Learning to Heal - Week 2 - Guided Meditation
This is an AI-generated transcript from auto-generated subtitles for the video Learning to Heal - Week 2 - Guided Sit - Mindfulness of breath and body. It likely contains inaccuracies, especially with speaker attribution if there are multiple speakers.
The following talk was given by Ash Sangoram at Insight Meditation Center in Redwood City, CA on April 23, 2026. Please visit the website www.audiodharma.org for more information.
Learning to Heal - Week 2 - Guided Meditation
Welcome back. As maybe experienced in meditation, it's always useful to start from the beginning—to start from the first step, as it were.
Begin with a posture check. From the sacrum and tailbone all the way up through the spinal column, bring a sense of checking.
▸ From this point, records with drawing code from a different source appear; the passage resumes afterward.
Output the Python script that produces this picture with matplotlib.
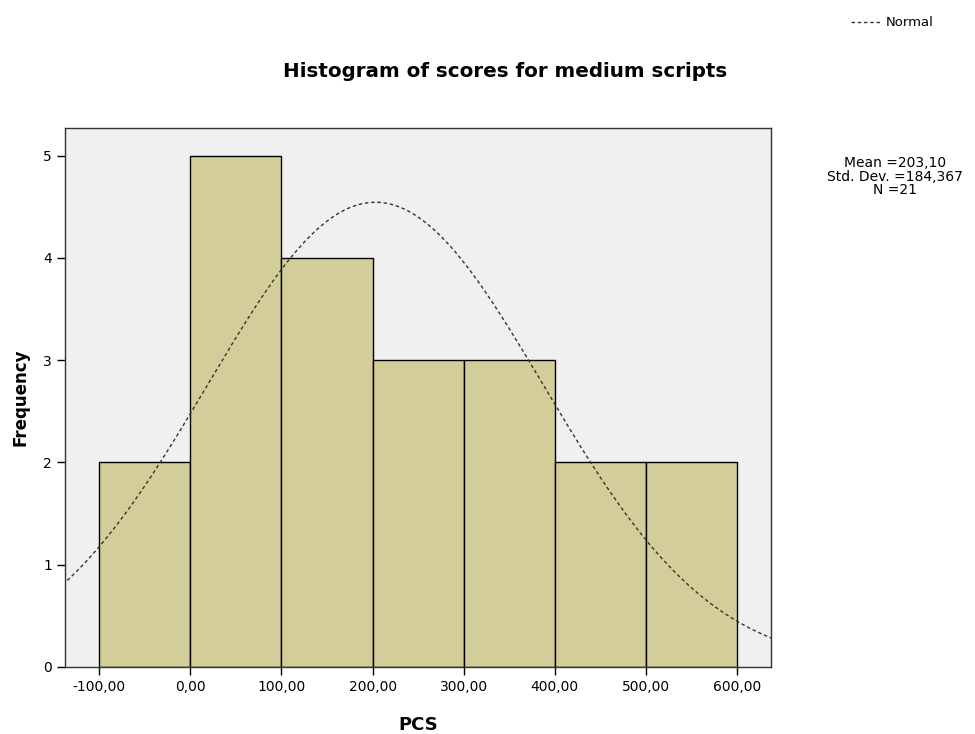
import numpy as np
import matplotlib.pyplot as plt
from matplotlib.ticker import FuncFormatter

# Histogram data
bin_edges = [-100, 0, 100, 200, 300, 400, 500, 600]
counts = [2, 5, 4, 3, 3, 2, 2]
mean = 203.10
std = 184.367
n = 21

fig = plt.figure(figsize=(9.75, 7.34), dpi=100)
ax = fig.add_axes([0.0667, 0.0913, 0.7243, 0.7343])
ax.set_facecolor('#f0f0f0')

widths = np.diff(bin_edges)
ax.bar(bin_edges[:-1], counts, width=widths, align='edge',
       color='#d3ce99', edgecolor='black', linewidth=1.0, zorder=2)

# Normal curve scaled to counts
xs = np.linspace(-140, 640, 400)
ys = n * widths[0] * np.exp(-0.5 * ((xs - mean) / std) ** 2) / (std * np.sqrt(2 * np.pi))
ax.plot(xs, ys, color='#333333', linestyle=(0, (2.5, 2)), linewidth=1.0, zorder=3)

ax.set_xlim(-137.5, 637.5)
ax.set_ylim(0, 5.27)
ax.set_xticks(bin_edges)
ax.xaxis.set_major_formatter(FuncFormatter(lambda v, p: f"{v:.2f}".replace('.', ',')))
ax.set_yticks([0, 1, 2, 3, 4, 5])
ax.tick_params(direction='out', length=6, width=1, labelsize=10, colors='black')
for s in ax.spines.values():
    s.set_linewidth(1.0)
    s.set_color('#333333')

ax.set_xlabel('PCS', fontsize=13, fontweight='bold', labelpad=16)
ax.set_ylabel('Frequency', fontsize=12, fontweight='bold', labelpad=10)
fig.text(0.518, 0.895, 'Histogram of scores for medium scripts', ha='center',
         fontsize=14.3, fontweight='bold')

fig.text(0.918, 0.787, 'Mean =203,10\nStd. Dev. =184,367\nN =21', ha='center',
         va='top', fontsize=10, linespacing=0.95)

# legend entry at top right
fig.lines.append(plt.Line2D([0.873, 0.904], [0.97, 0.97], transform=fig.transFigure,
                            color='#333333', linestyle=(0, (2.5, 2)), linewidth=1.0))
fig.text(0.908, 0.97, 'Normal', va='center', fontsize=9.5)

fig.savefig('out.png', dpi=100)
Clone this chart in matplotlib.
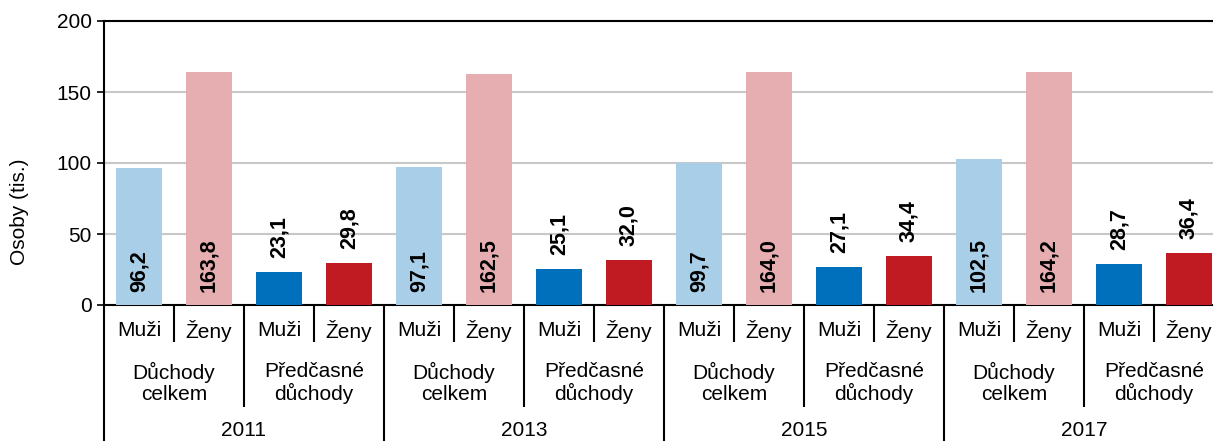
import matplotlib.pyplot as plt

plt.rcParams['font.family'] = ['Liberation Sans', 'DejaVu Sans']

# data
years = ["2011", "2013", "2015", "2017"]
groups = ["Důchody\ncelkem", "Předčasné\ndůchody"]
sexes = ["Muži", "Ženy"]
values = [96.2, 163.8, 23.1, 29.8,
          97.1, 162.5, 25.1, 32.0,
          99.7, 164.0, 27.1, 34.4,
          102.5, 164.2, 28.7, 36.4]
colors = ["#a9cee8", "#e7aeb2", "#0070bd", "#c01b23"]

W, H = 1213, 441
fig = plt.figure(figsize=(W / 100, H / 100), dpi=100)
# plot area in pixels: left 104, top 21, zero line 305, slot width 70
ax = fig.add_axes([104 / W, (H - 305) / H, 1120 / W, 284 / H])

n = len(values)
xs = list(range(n))
bar_colors = [colors[i % 4] for i in xs]
ax.bar(xs, values, width=0.67, color=bar_colors, zorder=3)

ax.set_xlim(-0.5, n - 0.5)
ax.set_ylim(0, 200)
ax.set_yticks([0, 50, 100, 150, 200])
ax.tick_params(axis='y', labelsize=15, length=5, width=1.2, pad=4)
ax.set_xticks([])
ax.grid(axis='y', color='#c8c8c8', linewidth=1.5, zorder=0)
for s in ['left', 'bottom', 'top']:
    ax.spines[s].set_linewidth(1.5)
ax.spines['right'].set_visible(False)

# value labels
for i, v in enumerate(values):
    lab = f"{v:.1f}".replace(".", ",")
    if i % 4 < 2:
        ax.text(i, 9.5, lab, rotation=90, ha='center', va='bottom',
                fontsize=15.5, fontweight='bold', zorder=4)
    else:
        ax.annotate(lab, xy=(i, v), xytext=(0, 10), textcoords='offset points',
                    rotation=90, ha='center', va='bottom',
                    fontsize=15.5, fontweight='bold', zorder=4)

# multi-level category axis
tr = ax.get_xaxis_transform()


def fy(py):
    return (305 - py) / 284


for i in xs:
    ax.text(i, fy(331), sexes[i % 2], transform=tr, ha='center', va='center',
            fontsize=15, clip_on=False)
for g in range(n // 2):
    ax.text(2 * g + 0.5, fy(383), groups[g % 2], transform=tr, ha='center',
            va='center', fontsize=15, linespacing=1.1, clip_on=False)
for y, yr in enumerate(years):
    ax.text(4 * y + 1.5, fy(431), yr, transform=tr, ha='center', va='center',
            fontsize=15, clip_on=False)

for b in range(n + 1):
    x = b - 0.5
    if b % 4 == 0:
        bottom = fy(H + 5)
    elif b % 2 == 0:
        bottom = fy(407)
    else:
        bottom = fy(342)
    ax.plot([x, x], [0, bottom], transform=tr, color='black', linewidth=1.5,
            clip_on=False, solid_capstyle='butt')

fig.text(20 / W, 1 - 212 / H, "Osoby (tis.)", rotation=90, ha='center',
         va='center', fontsize=15)

fig.savefig("out.png", dpi=100)
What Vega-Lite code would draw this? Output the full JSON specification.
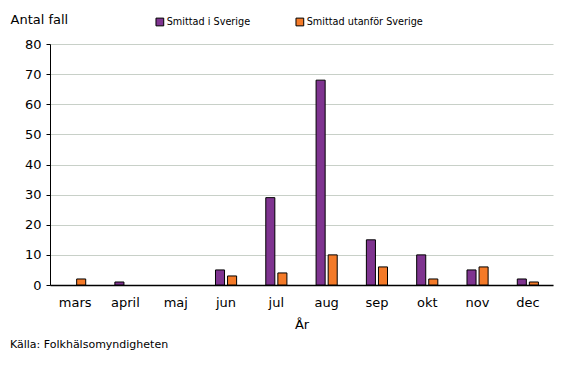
{
  "$schema": "https://vega.github.io/schema/vega-lite/v6.json",
  "autosize": {"type": "none"},
  "width": 503,
  "height": 241,
  "padding": {"left": 50, "top": 44, "right": 14, "bottom": 86},
  "background": "white",
  "config": {
    "font": "DejaVu Sans",
    "view": {"stroke": null}
  },
  "title": {
    "text": "Källa: Folkhälsomyndigheten",
    "orient": "bottom",
    "anchor": "start",
    "frame": "group",
    "dx": -40,
    "offset": 8,
    "fontSize": 11,
    "fontWeight": "normal",
    "font": "DejaVu Sans",
    "color": "black"
  },
  "data": {
    "values": [
      {"month": "mars", "serie": "Smittad i Sverige", "antal": 0},
      {"month": "mars", "serie": "Smittad utanför Sverige", "antal": 2},
      {"month": "april", "serie": "Smittad i Sverige", "antal": 1},
      {"month": "april", "serie": "Smittad utanför Sverige", "antal": 0},
      {"month": "maj", "serie": "Smittad i Sverige", "antal": 0},
      {"month": "maj", "serie": "Smittad utanför Sverige", "antal": 0},
      {"month": "jun", "serie": "Smittad i Sverige", "antal": 5},
      {"month": "jun", "serie": "Smittad utanför Sverige", "antal": 3},
      {"month": "jul", "serie": "Smittad i Sverige", "antal": 29},
      {"month": "jul", "serie": "Smittad utanför Sverige", "antal": 4},
      {"month": "aug", "serie": "Smittad i Sverige", "antal": 68},
      {"month": "aug", "serie": "Smittad utanför Sverige", "antal": 10},
      {"month": "sep", "serie": "Smittad i Sverige", "antal": 15},
      {"month": "sep", "serie": "Smittad utanför Sverige", "antal": 6},
      {"month": "okt", "serie": "Smittad i Sverige", "antal": 10},
      {"month": "okt", "serie": "Smittad utanför Sverige", "antal": 2},
      {"month": "nov", "serie": "Smittad i Sverige", "antal": 5},
      {"month": "nov", "serie": "Smittad utanför Sverige", "antal": 6},
      {"month": "dec", "serie": "Smittad i Sverige", "antal": 2},
      {"month": "dec", "serie": "Smittad utanför Sverige", "antal": 1}
    ]
  },
  "mark": {"type": "bar", "stroke": "black", "strokeWidth": 1},
  "encoding": {
    "x": {
      "field": "month",
      "type": "nominal",
      "sort": null,
      "scale": {"paddingInner": 0.58, "paddingOuter": 0.29},
      "axis": {
        "title": "År",
        "titleFontSize": 13,
        "titleFontWeight": "normal",
        "titleColor": "black",
        "titlePadding": 9,
        "labelAngle": 0,
        "labelFontSize": 13,
        "labelColor": "black",
        "labelPadding": 11,
        "ticks": false,
        "domainColor": "black",
        "domainWidth": 1.5
      }
    },
    "xOffset": {
      "field": "serie",
      "type": "nominal",
      "scale": {"paddingInner": 0.25}
    },
    "y": {
      "field": "antal",
      "type": "quantitative",
      "scale": {"domain": [0, 80], "nice": false},
      "axis": {
        "title": "Antal fall",
        "titleAngle": 0,
        "titleAlign": "left",
        "titleBaseline": "middle",
        "titleX": -40,
        "titleY": -25,
        "titleFontSize": 13,
        "titleFontWeight": "normal",
        "titleColor": "black",
        "values": [0, 10, 20, 30, 40, 50, 60, 70, 80],
        "labelFontSize": 13,
        "labelColor": "black",
        "labelPadding": 5,
        "tickColor": "black",
        "tickSize": 4,
        "domainColor": "black",
        "gridColor": "#c8d0c8",
        "gridWidth": 1
      }
    },
    "opacity": {
      "condition": {"test": "datum.antal === 0", "value": 0},
      "value": 1
    },
    "color": {
      "field": "serie",
      "type": "nominal",
      "scale": {
        "domain": ["Smittad i Sverige", "Smittad utanför Sverige"],
        "range": ["#7f3490", "#f47a28"]
      },
      "legend": {
        "title": null,
        "orient": "none",
        "direction": "horizontal",
        "legendX": 105,
        "legendY": -27,
        "symbolType": "square",
        "symbolSize": 60,
        "symbolStrokeColor": "black",
        "symbolStrokeWidth": 1,
        "symbolOpacity": 1,
        "labelFontSize": 9.7,
        "labelColor": "black",
        "labelOffset": 2,
        "columnPadding": 42
      }
    }
  }
}
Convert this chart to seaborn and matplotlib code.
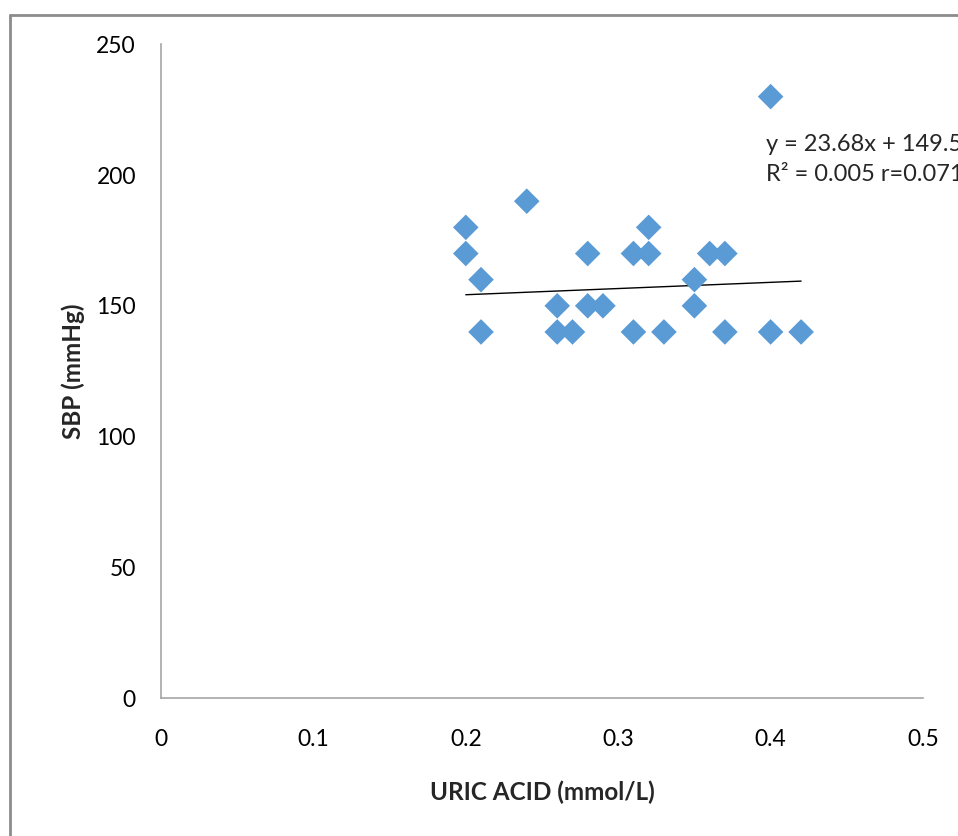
import matplotlib.pyplot as plt
import matplotlib.lines as mlines
import numpy as np
import pandas as pd
import seaborn as sns

# values
uric_acid = [0.20, 0.20, 0.21, 0.21, 0.24, 0.26, 0.26, 0.27, 0.28, 0.28, 0.29,
             0.31, 0.31, 0.32, 0.32, 0.33, 0.35, 0.35, 0.36, 0.37, 0.37,
             0.40, 0.40, 0.42]
sbp = [180, 170, 160, 140, 190, 150, 140, 140, 170, 150, 150,
       170, 140, 180, 170, 140, 160, 150, 170, 170, 140,
       230, 140, 140]

# trendline as printed on the chart
slope = 23.68
intercept = 149.5
eq_text = "y = 23.68x + 149.5\nR² = 0.005 r=0.071"

x_ticks = [0, 0.1, 0.2, 0.3, 0.4, 0.5]
x_tick_labels = ["0", "0.1", "0.2", "0.3", "0.4", "0.5"]
y_ticks = [0, 50, 100, 150, 200, 250]

df = pd.DataFrame({"uric": uric_acid, "sbp": sbp})

sns.set_style("white")
plt.rcParams["font.family"] = ["Lato", "DejaVu Sans"]

fig = plt.figure(figsize=(9.58, 8.36), dpi=100)
ax = fig.add_axes([0.168, 0.165, 0.7955, 0.782])

sns.scatterplot(data=df, x="uric", y="sbp", ax=ax, marker="D", s=170,
                color="#5B9BD5", edgecolor="none", linewidth=0, zorder=3)

xs = np.array([min(uric_acid), max(uric_acid)])
ax.plot(xs, slope * xs + intercept, color="black", linewidth=1, zorder=2)

ax.set_xlim(0, 0.5)
ax.set_ylim(0, 250)
ax.set_xticks(x_ticks)
ax.set_xticklabels(x_tick_labels)
ax.set_yticks(y_ticks)
ax.tick_params(axis="both", length=0, labelsize=16.5, colors="black")
ax.tick_params(axis="x", pad=22)
ax.tick_params(axis="y", pad=18)

for side in ["top", "right"]:
    ax.spines[side].set_visible(False)
for side in ["left", "bottom"]:
    ax.spines[side].set_color("#A6A6A6")
    ax.spines[side].set_linewidth(1.2)

ax.set_xlabel("URIC ACID (mmol/L)", fontsize=17.5, fontweight="bold", labelpad=22)
ax.set_ylabel("SBP (mmHg)", fontsize=17.5, fontweight="bold", labelpad=8)

# the equation label runs off the right edge, as in the original chart
ax.text(0.397, 206, eq_text, fontsize=17, va="center", ha="left",
        linespacing=1.5, clip_on=False)

# grey chart-area border (left and top edges visible)
fig.add_artist(mlines.Line2D([9.5 / 958, 9.5 / 958], [0, 1 - 15 / 836],
                             transform=fig.transFigure, color="#8C8C8C", linewidth=2))
fig.add_artist(mlines.Line2D([9.5 / 958, 1], [1 - 15 / 836, 1 - 15 / 836],
                             transform=fig.transFigure, color="#8C8C8C", linewidth=2))

plt.savefig("out.png", dpi=100)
Move your attention through the posture to notice if there's something that might be slightly encumbered or impeded, and see if some micro-adjustments can be made to undo that. Just gently.
Let the arms rest at the elbows. Bring awareness to the body sitting still, noticing that breath is entering the body. Exhale and open to sitting here. I'll only guide so as to support your own process. If you find yourself lost in thought or emotion, or in a different spot than you expected, that by itself—that noticing that you are away—allows you to then set the intention to return. For the purposes of this meditation, set the intention to return to where the breath is meeting the body.
It's a useful place to start, inhabiting that part of the body as it receives the breath, as opposed to somehow watching this happen. We are the breathing. Being able to adjust, even for disturbances, is part of the capacity to meditate. There's really no problem here. There's no need to be of concern.
Starting with a simple sit here, welcome that gentle posture. Take time to arrive. If there is a sense of maybe being a little flustered at the timing of your arrival, it is no big deal. No problem. You're welcome here. All of you are welcome here. The healing can start with just being.
The posture check returns. Feel your feet on the ground. Soften the ankles, the knees, the hips. Allow the weight that's being imposed on the seat of the chair to be felt. From the tip of the sacrum to the top of the spinal column, elongate, unencumbered and unimpeded. The body breathes. Simply return attention to where the breath meets the body. There are no right or wrong answers, just finding some safety in the body.
Okay. Our stories, our narratives, our traumas, problems, our sports—for this conscious mind, bring gentle attention to that breath arriving or leaving, and how it leaves the body.
We have a couple more minutes for this arrival. Let our momentum of mind settle a little bit. You don't have to slam on the brakes to arrive; just coast on your momentum. There is no danger. Just a gentle effort to bring attention to where this next breath meets the body. Presence drops us into the body through direct experience: stretch receptors, pain receptors, position sensors, vibration. With this sensory spark grid of perception devices within ourselves, allow these to stream directly.
Now we bring this first meditation to a close. Open your eyes. Make gentle movements that allow you to reset what might have gotten frozen and stuck. Just trust the process that your arrival meditation was just what it needed to be.